**SUPPLIED INFORMATION**

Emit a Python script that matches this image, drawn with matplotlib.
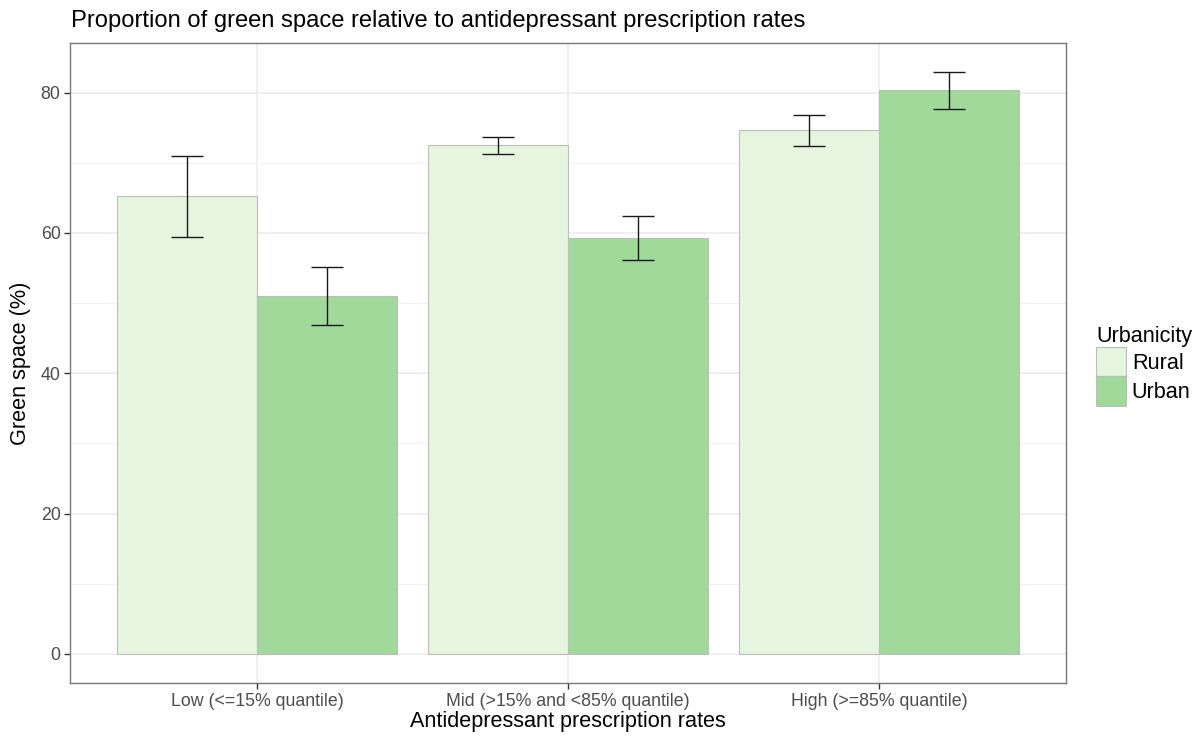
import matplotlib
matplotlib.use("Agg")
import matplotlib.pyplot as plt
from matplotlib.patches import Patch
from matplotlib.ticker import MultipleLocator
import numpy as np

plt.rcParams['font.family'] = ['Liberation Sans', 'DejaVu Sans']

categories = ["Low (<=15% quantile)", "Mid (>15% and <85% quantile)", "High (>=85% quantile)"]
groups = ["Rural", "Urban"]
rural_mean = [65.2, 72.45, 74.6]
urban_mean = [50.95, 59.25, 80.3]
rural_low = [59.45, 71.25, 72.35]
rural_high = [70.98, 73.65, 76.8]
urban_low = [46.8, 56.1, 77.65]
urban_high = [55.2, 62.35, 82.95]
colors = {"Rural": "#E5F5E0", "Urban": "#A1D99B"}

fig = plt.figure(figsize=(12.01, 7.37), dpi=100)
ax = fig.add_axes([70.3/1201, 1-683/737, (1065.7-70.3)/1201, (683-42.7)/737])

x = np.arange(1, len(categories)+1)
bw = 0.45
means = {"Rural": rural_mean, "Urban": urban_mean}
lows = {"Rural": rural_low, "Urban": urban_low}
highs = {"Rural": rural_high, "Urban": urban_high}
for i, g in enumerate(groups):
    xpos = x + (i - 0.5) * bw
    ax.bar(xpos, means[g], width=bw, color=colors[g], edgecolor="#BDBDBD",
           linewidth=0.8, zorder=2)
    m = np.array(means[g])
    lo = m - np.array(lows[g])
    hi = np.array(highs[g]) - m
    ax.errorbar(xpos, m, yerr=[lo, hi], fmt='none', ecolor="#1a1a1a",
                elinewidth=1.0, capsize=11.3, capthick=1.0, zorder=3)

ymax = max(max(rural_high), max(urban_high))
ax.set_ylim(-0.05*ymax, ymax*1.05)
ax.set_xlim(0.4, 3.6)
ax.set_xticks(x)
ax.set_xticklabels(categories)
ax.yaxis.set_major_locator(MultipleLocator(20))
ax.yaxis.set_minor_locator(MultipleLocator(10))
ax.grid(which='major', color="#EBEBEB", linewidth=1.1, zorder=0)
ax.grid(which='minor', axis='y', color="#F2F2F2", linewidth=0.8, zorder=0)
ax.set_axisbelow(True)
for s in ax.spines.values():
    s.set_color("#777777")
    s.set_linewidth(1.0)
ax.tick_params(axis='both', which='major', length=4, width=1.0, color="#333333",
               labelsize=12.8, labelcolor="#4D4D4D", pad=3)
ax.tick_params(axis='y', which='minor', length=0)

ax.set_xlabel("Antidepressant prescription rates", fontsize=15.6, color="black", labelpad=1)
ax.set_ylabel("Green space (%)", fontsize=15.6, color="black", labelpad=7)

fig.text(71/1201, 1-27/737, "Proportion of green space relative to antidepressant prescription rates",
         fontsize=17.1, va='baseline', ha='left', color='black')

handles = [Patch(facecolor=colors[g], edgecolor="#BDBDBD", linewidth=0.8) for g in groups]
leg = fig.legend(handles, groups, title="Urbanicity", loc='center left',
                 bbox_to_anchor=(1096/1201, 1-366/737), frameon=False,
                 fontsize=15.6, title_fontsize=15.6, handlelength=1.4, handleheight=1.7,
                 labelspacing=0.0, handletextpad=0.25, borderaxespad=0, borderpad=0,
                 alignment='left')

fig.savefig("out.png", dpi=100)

**SET TASK**
Exactly reproduce the run of lines from the start of the listing through the line with "import numpy as np", inclusive; pictures are not copied.

**CORRECT RESULT**
Emit a Python script that matches this image, drawn with matplotlib.
import matplotlib
matplotlib.use("Agg")
import matplotlib.pyplot as plt
from matplotlib.patches import Patch
from matplotlib.ticker import MultipleLocator
import numpy as np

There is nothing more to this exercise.